I remember a fellow freshman at college saying with her signature curling sly smile, that ice cream was good for the soul. A bad exam? Ice cream. Didn’t get the class you wanted? Ice cream with caramel sauce and whipped cream. I looked her up on line yesterday and found out that she followed her heart’s desire and got a Masters in Fine Arts and she’s now at one of the great museums on the East Coast. She is doing just fine, and I am heartened to know it.

So who are we, between Lincoln and my friend? None of the above or below, doing piece by piece what we can, making the creation of a life day by day. Strong shadows and bright curves of light, and the strange muddling in between.
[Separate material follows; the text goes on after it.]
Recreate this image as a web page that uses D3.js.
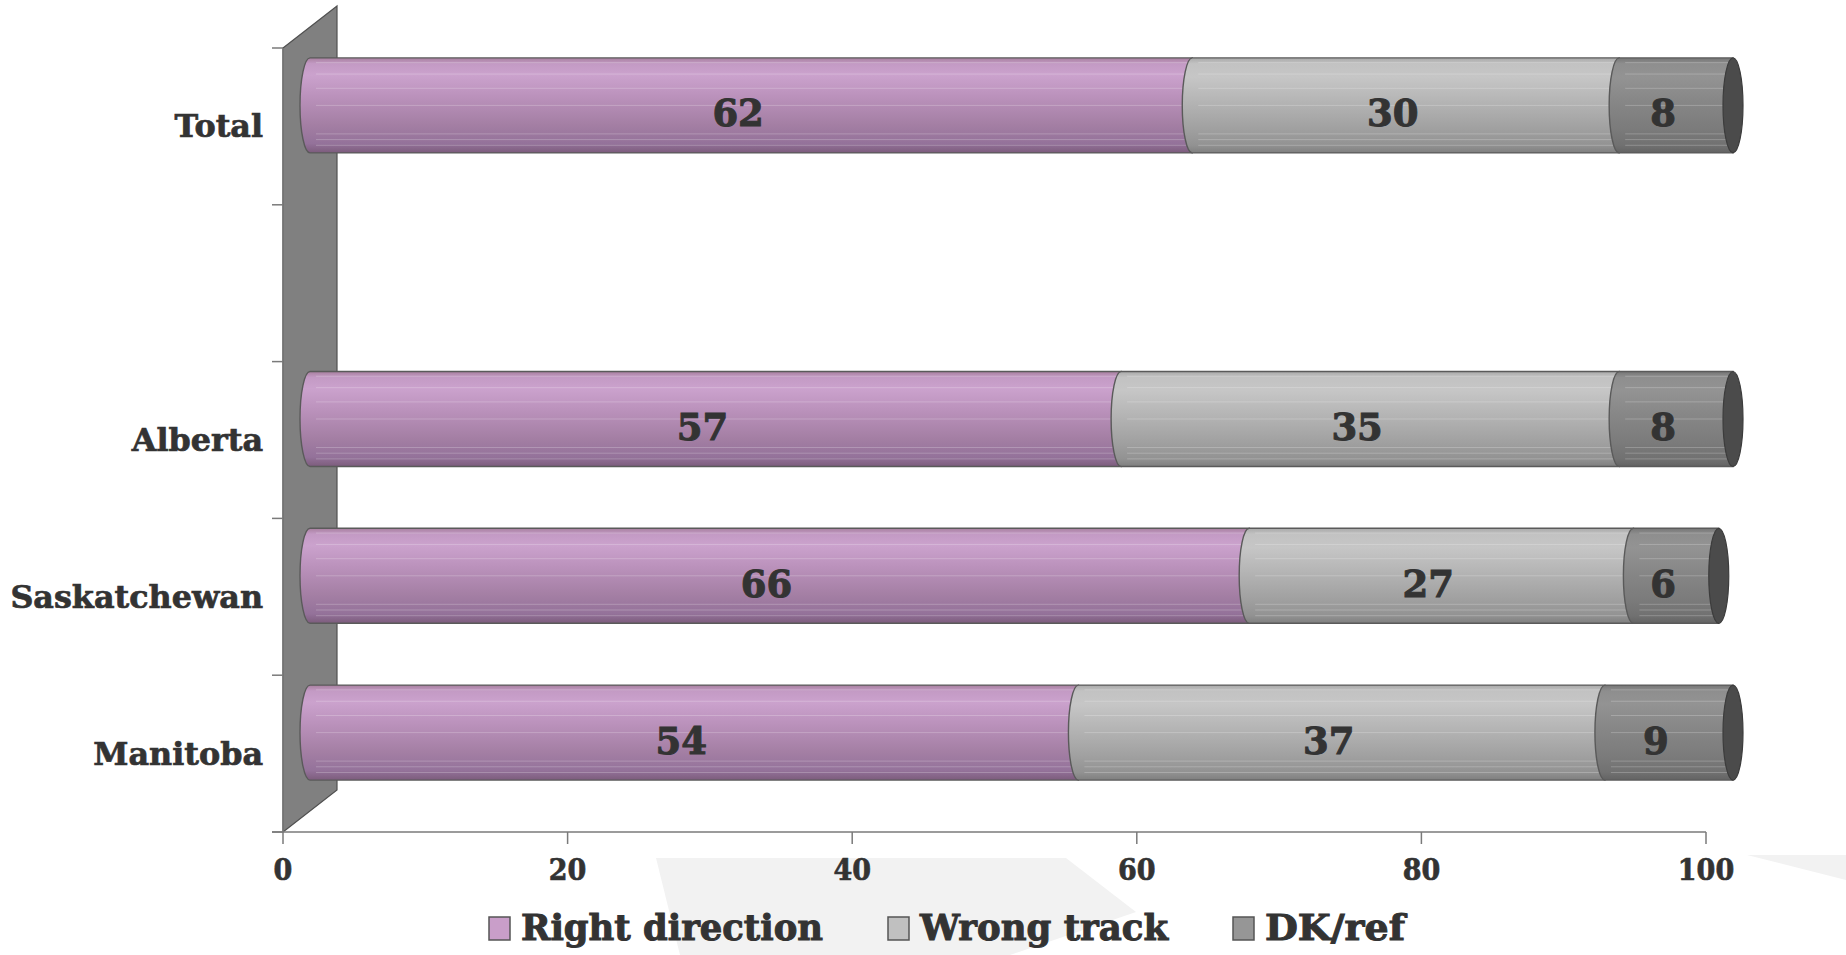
<!DOCTYPE html>
<html>
<head>
<meta charset="utf-8">
<script src="https://cdn.jsdelivr.net/npm/d3@7"></script>
<style>
  html, body { margin: 0; padding: 0; background: #ffffff; }
  svg { display: block; }
  text { font-family: "DejaVu Serif", serif; font-weight: bold; fill: #333333; stroke: #333333; stroke-width: 0.7px; }
</style>
</head>
<body>
<svg id="chart" width="1846" height="955"></svg>
<script>
// ---- data ----
const categories = ["Total", "", "Alberta", "Saskatchewan", "Manitoba"];
const rightDirection = [62, null, 57, 66, 54];
const wrongTrack = [30, null, 35, 27, 37];
const dkRef = [8, null, 8, 6, 9];
const seriesNames = ["Right direction", "Wrong track", "DK/ref"];
const xTicks = [0, 20, 40, 60, 80, 100];

// ---- setup ----
const svg = d3.select("#chart");
const x = d3.scaleLinear().domain([0, 100]).range([283, 1706]);
const y = d3.scaleBand().domain(d3.range(categories.length)).range([48, 832]).padding(0);
const depthX = 54, depthY = -42;       // back-wall depth
const halfX = depthX / 2, halfY = depthY / 2;
const barH = 95;
const capRx = 10;

const defs = svg.append("defs");
const palettes = [
  { id: "gRight", stops: [["0%", "#a8809f"], ["6%", "#c39ac4"], ["18%", "#cba2cd"], ["40%", "#bb92bc"], ["70%", "#a47fa4"], ["90%", "#94729a"], ["100%", "#7c5c7c"]], legend: "#c99ec9" },
  { id: "gWrong", stops: [["0%", "#a9a9a9"], ["6%", "#c2c2c2"], ["20%", "#c6c6c6"], ["45%", "#b5b5b5"], ["75%", "#a0a0a0"], ["92%", "#929292"], ["100%", "#7f7f7f"]], legend: "#c0c0c0" },
  { id: "gDk", stops: [["0%", "#767676"], ["6%", "#8e8e8e"], ["20%", "#939393"], ["45%", "#878787"], ["75%", "#7b7b7b"], ["92%", "#717171"], ["100%", "#636363"]], legend: "#969696" }
];
palettes.forEach(p => {
  const g = defs.append("linearGradient").attr("id", p.id)
    .attr("x1", 0).attr("y1", 0).attr("x2", 0).attr("y2", 1);
  p.stops.forEach(s => g.append("stop").attr("offset", s[0]).attr("stop-color", s[1]));
});

// ---- background watermark shapes ----
svg.append("polygon")
  .attr("points", [[656, 858], [1066, 858], [1136, 912], [1010, 955], [680, 955]].map(p => p.join(",")).join(" "))
  .attr("fill", "#f2f2f2");
svg.append("polygon")
  .attr("points", [[1747, 855], [1846, 855], [1846, 880]].map(p => p.join(",")).join(" "))
  .attr("fill", "#f2f2f2");

// ---- back wall ----
const yTop = y.range()[0], yBot = y.range()[1];
const x0 = x(0);
svg.append("polygon")
  .attr("points", [[x0, yTop], [x0 + depthX, yTop + depthY], [x0 + depthX, yBot + depthY], [x0, yBot]].map(p => p.join(",")).join(" "))
  .attr("fill", "#808080").attr("stroke", "#505050").attr("stroke-width", 1.2);

// ---- axes ----
const axisColor = "#7a7a7a";
svg.append("line").attr("x1", x0).attr("x2", x0).attr("y1", yTop).attr("y2", yBot)
  .attr("stroke", axisColor).attr("stroke-width", 1.5);
const bandEdges = d3.range(categories.length + 1).map(i => yTop + i * y.step());
svg.selectAll("line.ytick").data(bandEdges).enter().append("line")
  .attr("class", "ytick")
  .attr("x1", x0 - 11).attr("x2", x0).attr("y1", d => d).attr("y2", d => d)
  .attr("stroke", axisColor).attr("stroke-width", 1.5);
svg.append("line").attr("x1", x0 - 11).attr("x2", x(100)).attr("y1", yBot).attr("y2", yBot)
  .attr("stroke", axisColor).attr("stroke-width", 1.5);
svg.selectAll("line.xtick").data(xTicks).enter().append("line")
  .attr("class", "xtick")
  .attr("x1", d => x(d)).attr("x2", d => x(d)).attr("y1", yBot).attr("y2", yBot + 12)
  .attr("stroke", axisColor).attr("stroke-width", 1.5);
svg.selectAll("text.xlab").data(xTicks).enter().append("text")
  .attr("class", "xlab")
  .attr("transform", d => `translate(${x(d)},880) scale(0.9,1)`)
  .attr("text-anchor", "middle")
  .style("font-size", "30px")
  .text(d => d);

// ---- category labels ----
svg.selectAll("text.cat").data(categories).enter().append("text")
  .attr("class", "cat")
  .attr("x", 263)
  .attr("y", (d, i) => y(i) + y.bandwidth() / 2 + 11)
  .attr("text-anchor", "end")
  .style("font-size", "31.8px")
  .text(d => d);

// ---- bars ----
const series = [rightDirection, wrongTrack, dkRef];
function segPath(xs, xe, top, bot) {
  const ry = (bot - top) / 2;
  return `M${xs},${top} L${xe},${top} L${xe},${bot} L${xs},${bot} A${capRx},${ry} 0 0 1 ${xs},${top} Z`;
}
const stripeFracs = [0.05, 0.17, 0.32, 0.5, 0.8, 0.86, 0.92];

categories.forEach((cat, i) => {
  if (rightDirection[i] == null) return;
  const cy = y(i) + y.bandwidth() / 2 + halfY;
  const top = cy - barH / 2, bot = cy + barH / 2;
  let cum = 0;
  const g = svg.append("g");
  series.forEach((s, k) => {
    const v = s[i];
    const xs = x(cum) + halfX, xe = x(cum + v) + halfX;
    g.append("path").attr("d", segPath(xs, xe, top, bot))
      .attr("fill", `url(#${palettes[k].id})`)
      .attr("stroke", "#5a5a5a").attr("stroke-width", 1.4);
    stripeFracs.forEach(f => {
      g.append("line")
        .attr("x1", xs + 6).attr("x2", xe - 2)
        .attr("y1", top + f * barH).attr("y2", top + f * barH)
        .attr("stroke", "#ffffff").attr("stroke-opacity", 0.22).attr("stroke-width", 1);
    });
    cum += v;
  });
  g.append("ellipse")
    .attr("cx", x(cum) + halfX).attr("cy", cy)
    .attr("rx", capRx).attr("ry", barH / 2)
    .attr("fill", "#4b4b4b").attr("stroke", "#3c3c3c").attr("stroke-width", 1.2);
  cum = 0;
  series.forEach((s, k) => {
    const v = s[i];
    g.append("text")
      .attr("x", x(cum + v / 2) + 14)
      .attr("y", y(i) + y.bandwidth() / 2)
      .attr("text-anchor", "middle")
      .style("font-size", "37px")
      .style("stroke-width", "1px")
      .text(v);
    cum += v;
  });
});

// ---- legend ----
const legendX = [489, 888, 1233];
const legendW = [302, 248, 140];
seriesNames.forEach((name, k) => {
  svg.append("rect")
    .attr("x", legendX[k]).attr("y", 917).attr("width", 21).attr("height", 23)
    .attr("fill", palettes[k].legend).attr("stroke", "#555555").attr("stroke-width", 1.5);
  svg.append("text")
    .attr("x", legendX[k] + 32).attr("y", 940)
    .attr("textLength", legendW[k]).attr("lengthAdjust", "spacingAndGlyphs")
    .style("font-size", "35px")
    .style("stroke-width", "1px")
    .text(name);
});
</script>
</body>
</html>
I am thinking so much these days as I try to imagine the next show of paintings which do not yet exist, a show which will be upon me all too soon, and I want to say something. What, you ask, what would you want to say in your work, and I can only blurt “An ice cream sundae, with caramel sauce and fudge and whipped cream.” If that is the best we can do– well, I know of worse.

Off I go to dream, perhaps of sundaes and socks, and maybe an echo of Lincoln talking half to himself, as he wanders the shadowy corridors of the old White House, his tatty shawl drawn up over his shoulders and his bowed unbrushed head heavy with thoughts that will not let him sleep. We are more fortunate than him, but I follow him in dreams some nights, and I wonder if there might be a leftover drift of strong minds leaving currents in our air– this air that we assume is only worth our breathing, and no more.